Group airs concern over Paje statement on mining policy

- Marianne V. Go -

MANILA, Philippines - The Chamber of Mines of the Philippines (COMP) yesterday expressed deep concern over media reports quoting DENR Secretary Ramon Paje that there would be no more consultations on the new mining policy crafted by the study group and that appeals over the policy’s implementation should be brought to the attention of the Office of the President.

The legitimate large-scale mining industry, the Chamber said, has been looking forward to more consultations with the study group following assurances made in a press conference by Presidential Spokesperson Edwin Lacierda last Feb. 14.

So far, the Chamber said, there has only been one consultation made with the industry, and that was on Nov. 14 last year when COMP officials were given two hours to present the group’s position before members of the study group on the proposed minerals policy. Paje was not present during that consultation meeting.
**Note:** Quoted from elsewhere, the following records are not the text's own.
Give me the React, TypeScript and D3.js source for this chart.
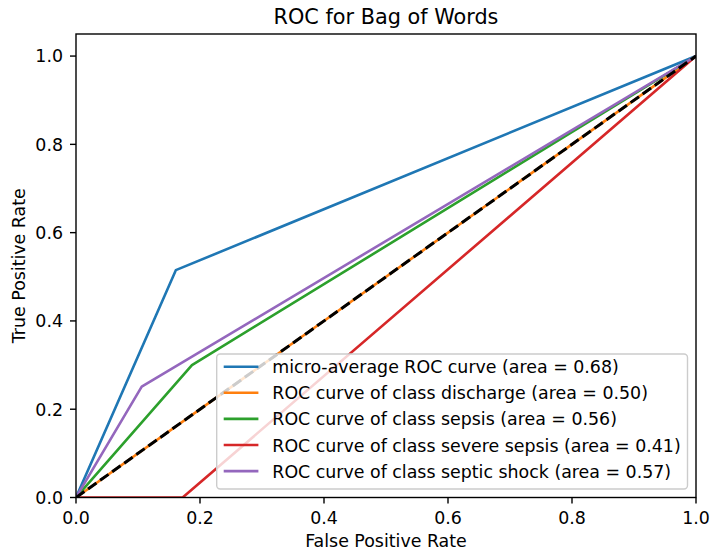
import React from "react";
import * as d3 from "d3";

const title = "ROC for Bag of Words";
const xLabel = "False Positive Rate";
const yLabel = "True Positive Rate";
const tickValues = [0, 0.2, 0.4, 0.6, 0.8, 1.0];

const seriesNames = [
  "micro-average ROC curve (area = 0.68)",
  "ROC curve of class discharge (area = 0.50)",
  "ROC curve of class sepsis (area = 0.56)",
  "ROC curve of class severe sepsis (area = 0.41)",
  "ROC curve of class septic shock (area = 0.57)",
];
const seriesColors = ["#1f77b4", "#ff7f0e", "#2ca02c", "#d62728", "#9467bd"];

const microFpr = [0, 0.161, 1];
const microTpr = [0, 0.515, 1];
const dischargeFpr = [0, 1];
const dischargeTpr = [0, 1];
const sepsisFpr = [0, 0.187, 1];
const sepsisTpr = [0, 0.3, 1];
const severeFpr = [0, 0.172, 1];
const severeTpr = [0, 0, 1];
const shockFpr = [0, 0.106, 1];
const shockTpr = [0, 0.251, 1];
const chanceFpr = [0, 1];
const chanceTpr = [0, 1];

const seriesFpr = [microFpr, dischargeFpr, sepsisFpr, severeFpr, shockFpr];
const seriesTpr = [microTpr, dischargeTpr, sepsisTpr, severeTpr, shockTpr];

const W = 711;
const H = 554;
const left = 76;
const right = 696;
const top = 34;
const bottom = 497.5;
const font = "DejaVu Sans, sans-serif";
const fs = 17.4;

export default function App() {
  const x = d3.scaleLinear().domain([0, 1]).range([left, right]);
  const y = d3.scaleLinear().domain([0, 1.05]).range([bottom, top]);
  const line = d3
    .line<[number, number]>()
    .x((d) => x(d[0]))
    .y((d) => y(d[1]));
  const mk = (fx: number[], ty: number[]) =>
    line(fx.map((v, i) => [v, ty[i]] as [number, number])) || "";

  const lgLeft = 216.7;
  const lgRight = 687.5;
  const lgTop = 354;
  const lgBottom = 489;
  const rowY0 = 366.7;
  const rowStep = 26.1;

  return (
    <svg
      width={W}
      height={H}
      style={{ position: "absolute", left: 0, top: 0, background: "#fff" }}
      fontFamily={font}
    >
      <rect x={0} y={0} width={W} height={H} fill="#fff" />
      <defs>
        <clipPath id="plotclip">
          <rect x={left} y={top} width={right - left} height={bottom - top} />
        </clipPath>
      </defs>
      <g clipPath="url(#plotclip)">
        {seriesNames.map((n, i) => (
          <path
            key={n}
            d={mk(seriesFpr[i], seriesTpr[i])}
            fill="none"
            stroke={seriesColors[i]}
            strokeWidth={2.6}
            strokeLinejoin="round"
            strokeLinecap="butt"
          />
        ))}
        <path
          d={mk(chanceFpr, chanceTpr)}
          fill="none"
          stroke="#000"
          strokeWidth={3}
          strokeDasharray="10.3,4.5"
        />
      </g>
      {/* spines */}
      <rect
        x={left}
        y={top}
        width={right - left}
        height={bottom - top}
        fill="none"
        stroke="#000"
        strokeWidth={1.4}
      />
      {/* x ticks */}
      {tickValues.map((t) => (
        <g key={"x" + t}>
          <line x1={x(t)} x2={x(t)} y1={bottom} y2={bottom + 6} stroke="#000" strokeWidth={1.4} />
          <text x={x(t)} y={524} textAnchor="middle" fontSize={fs} fill="#000">
            {t.toFixed(1)}
          </text>
        </g>
      ))}
      {/* y ticks */}
      {tickValues.map((t) => (
        <g key={"y" + t}>
          <line x1={left - 6} x2={left} y1={y(t)} y2={y(t)} stroke="#000" strokeWidth={1.4} />
          <text x={63} y={y(t) + 6.4} textAnchor="end" fontSize={fs} fill="#000">
            {t.toFixed(1)}
          </text>
        </g>
      ))}
      <text x={(left + right) / 2} y={24} textAnchor="middle" fontSize={20.8} fill="#000">
        {title}
      </text>
      <text x={(left + right) / 2} y={547} textAnchor="middle" fontSize={fs} fill="#000">
        {xLabel}
      </text>
      <text
        transform={`translate(25, ${(top + bottom) / 2}) rotate(-90)`}
        textAnchor="middle"
        fontSize={fs}
        fill="#000"
      >
        {yLabel}
      </text>
      {/* legend */}
      <rect
        x={lgLeft}
        y={lgTop}
        width={lgRight - lgLeft}
        height={lgBottom - lgTop}
        rx={3.5}
        ry={3.5}
        fill="#fff"
        fillOpacity={0.8}
        stroke="#cccccc"
        strokeWidth={1.4}
      />
      {seriesNames.map((n, i) => {
        const cy = rowY0 + i * rowStep;
        return (
          <g key={"lg" + n}>
            <line
              x1={lgLeft + 7}
              x2={lgLeft + 41.7}
              y1={cy}
              y2={cy}
              stroke={seriesColors[i]}
              strokeWidth={2.6}
            />
            <text x={lgLeft + 55.6} y={cy + 6.5} fontSize={fs} fill="#000">
              {n}
            </text>
          </g>
        );
      })}
    </svg>
  );
}
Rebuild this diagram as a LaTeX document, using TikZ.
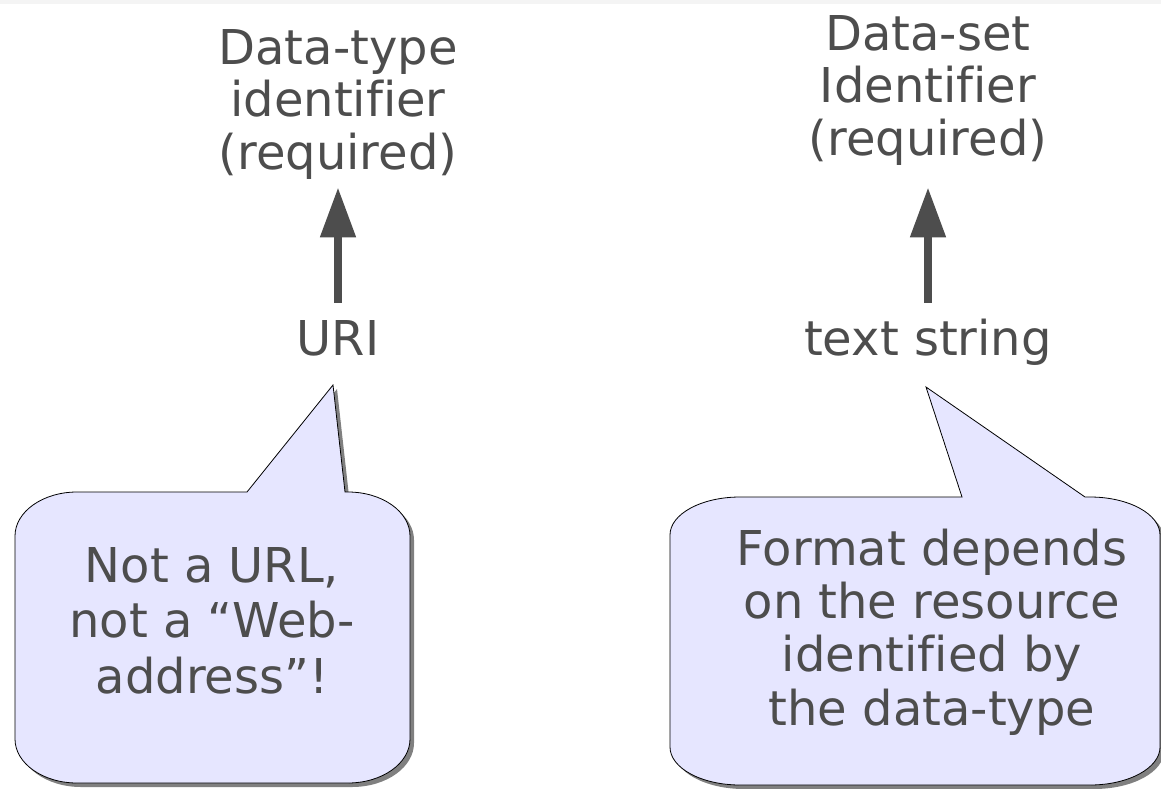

COMP is strongly opposed to the DENR’s proposal to convert current and future mining operations into mineral reservations so government can collect an additional five-percent royalty. 

COMP argued that since the government’s share in net mining revenues is already well-above 50 percent, the proposal to tack on an additional five-spercent royalty on a mining company’s gross output is almost “confiscatory and is tantamount to the expropriation or nationalization of the mining industry.”

The indispensable role of the private sector, as the main engine of growth and government’s partner in development is well articulated in the Constitution, the chamber said. Since mining agreements concern both the government and the private sector, there is a need for consultation before arriving at any change in the agreements particularly when this will impact on the mining operations.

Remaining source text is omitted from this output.